■ **Task prompt**
Only the lines from the start of the data to the line containing "(0,0) rectangle (1087,441);", both included, should be output, exactly and without pictures.

■ **Provided data**
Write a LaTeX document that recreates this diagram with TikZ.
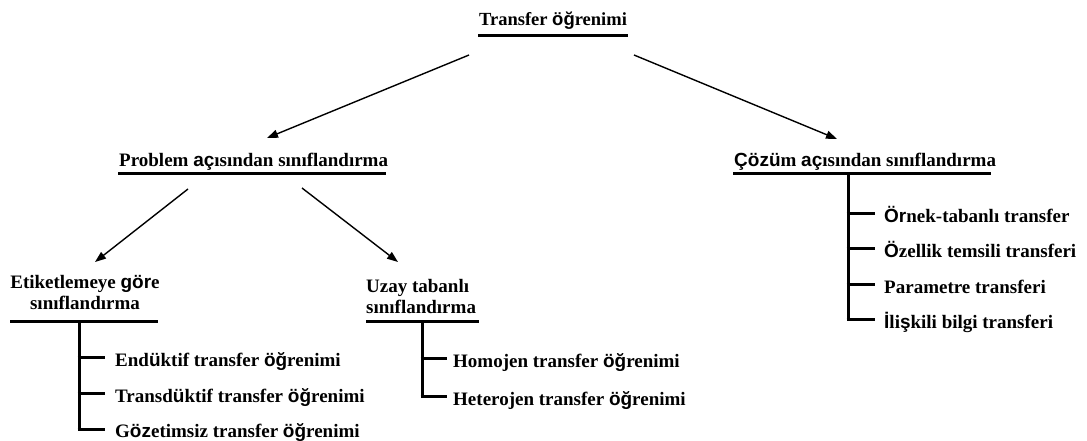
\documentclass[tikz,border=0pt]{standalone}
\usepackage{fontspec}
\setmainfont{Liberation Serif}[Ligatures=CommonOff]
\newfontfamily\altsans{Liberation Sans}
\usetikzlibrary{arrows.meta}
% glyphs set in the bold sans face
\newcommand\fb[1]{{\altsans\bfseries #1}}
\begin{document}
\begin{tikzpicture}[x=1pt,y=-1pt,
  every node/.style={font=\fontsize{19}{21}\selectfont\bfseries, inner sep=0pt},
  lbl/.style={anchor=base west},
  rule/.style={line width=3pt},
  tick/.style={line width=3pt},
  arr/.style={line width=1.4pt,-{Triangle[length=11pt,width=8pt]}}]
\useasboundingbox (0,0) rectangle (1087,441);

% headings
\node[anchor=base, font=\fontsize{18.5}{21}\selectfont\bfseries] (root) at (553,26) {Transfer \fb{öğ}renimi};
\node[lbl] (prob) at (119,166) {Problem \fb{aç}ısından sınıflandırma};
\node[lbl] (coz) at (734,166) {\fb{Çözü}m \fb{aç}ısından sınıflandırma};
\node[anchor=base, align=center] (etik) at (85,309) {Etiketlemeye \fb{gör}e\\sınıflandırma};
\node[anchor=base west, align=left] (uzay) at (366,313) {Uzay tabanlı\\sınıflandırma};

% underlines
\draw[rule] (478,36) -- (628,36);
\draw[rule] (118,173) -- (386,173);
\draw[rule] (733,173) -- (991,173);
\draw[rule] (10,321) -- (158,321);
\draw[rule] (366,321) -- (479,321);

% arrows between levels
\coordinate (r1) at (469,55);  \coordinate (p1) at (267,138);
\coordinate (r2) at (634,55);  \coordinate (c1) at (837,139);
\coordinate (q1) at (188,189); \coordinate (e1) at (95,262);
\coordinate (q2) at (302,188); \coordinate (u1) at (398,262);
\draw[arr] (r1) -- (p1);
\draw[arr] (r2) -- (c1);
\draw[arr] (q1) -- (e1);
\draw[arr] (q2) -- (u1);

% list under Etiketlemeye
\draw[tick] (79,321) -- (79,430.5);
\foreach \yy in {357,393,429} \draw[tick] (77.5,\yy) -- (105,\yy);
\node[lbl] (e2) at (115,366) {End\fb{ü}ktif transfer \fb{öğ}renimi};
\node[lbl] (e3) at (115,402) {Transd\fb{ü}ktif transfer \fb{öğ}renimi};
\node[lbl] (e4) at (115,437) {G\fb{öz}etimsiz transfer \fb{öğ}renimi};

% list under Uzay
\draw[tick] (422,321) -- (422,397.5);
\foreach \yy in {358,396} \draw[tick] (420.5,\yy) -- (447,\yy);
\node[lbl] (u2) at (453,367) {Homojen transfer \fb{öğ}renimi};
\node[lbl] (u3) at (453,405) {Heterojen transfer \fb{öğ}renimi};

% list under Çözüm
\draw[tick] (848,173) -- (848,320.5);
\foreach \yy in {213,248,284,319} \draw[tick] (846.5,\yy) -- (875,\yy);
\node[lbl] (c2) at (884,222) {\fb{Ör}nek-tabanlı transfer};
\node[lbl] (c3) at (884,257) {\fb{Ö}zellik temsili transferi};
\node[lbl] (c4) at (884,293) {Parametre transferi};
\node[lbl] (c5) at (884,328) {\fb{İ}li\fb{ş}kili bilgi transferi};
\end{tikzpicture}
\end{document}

■ **Response to the exercise**
Write a LaTeX document that recreates this diagram with TikZ.
\documentclass[tikz,border=0pt]{standalone}
\usepackage{fontspec}
\setmainfont{Liberation Serif}[Ligatures=CommonOff]
\newfontfamily\altsans{Liberation Sans}
\usetikzlibrary{arrows.meta}
% glyphs set in the bold sans face
\newcommand\fb[1]{{\altsans\bfseries #1}}
\begin{document}
\begin{tikzpicture}[x=1pt,y=-1pt,
  every node/.style={font=\fontsize{19}{21}\selectfont\bfseries, inner sep=0pt},
  lbl/.style={anchor=base west},
  rule/.style={line width=3pt},
  tick/.style={line width=3pt},
  arr/.style={line width=1.4pt,-{Triangle[length=11pt,width=8pt]}}]
\useasboundingbox (0,0) rectangle (1087,441);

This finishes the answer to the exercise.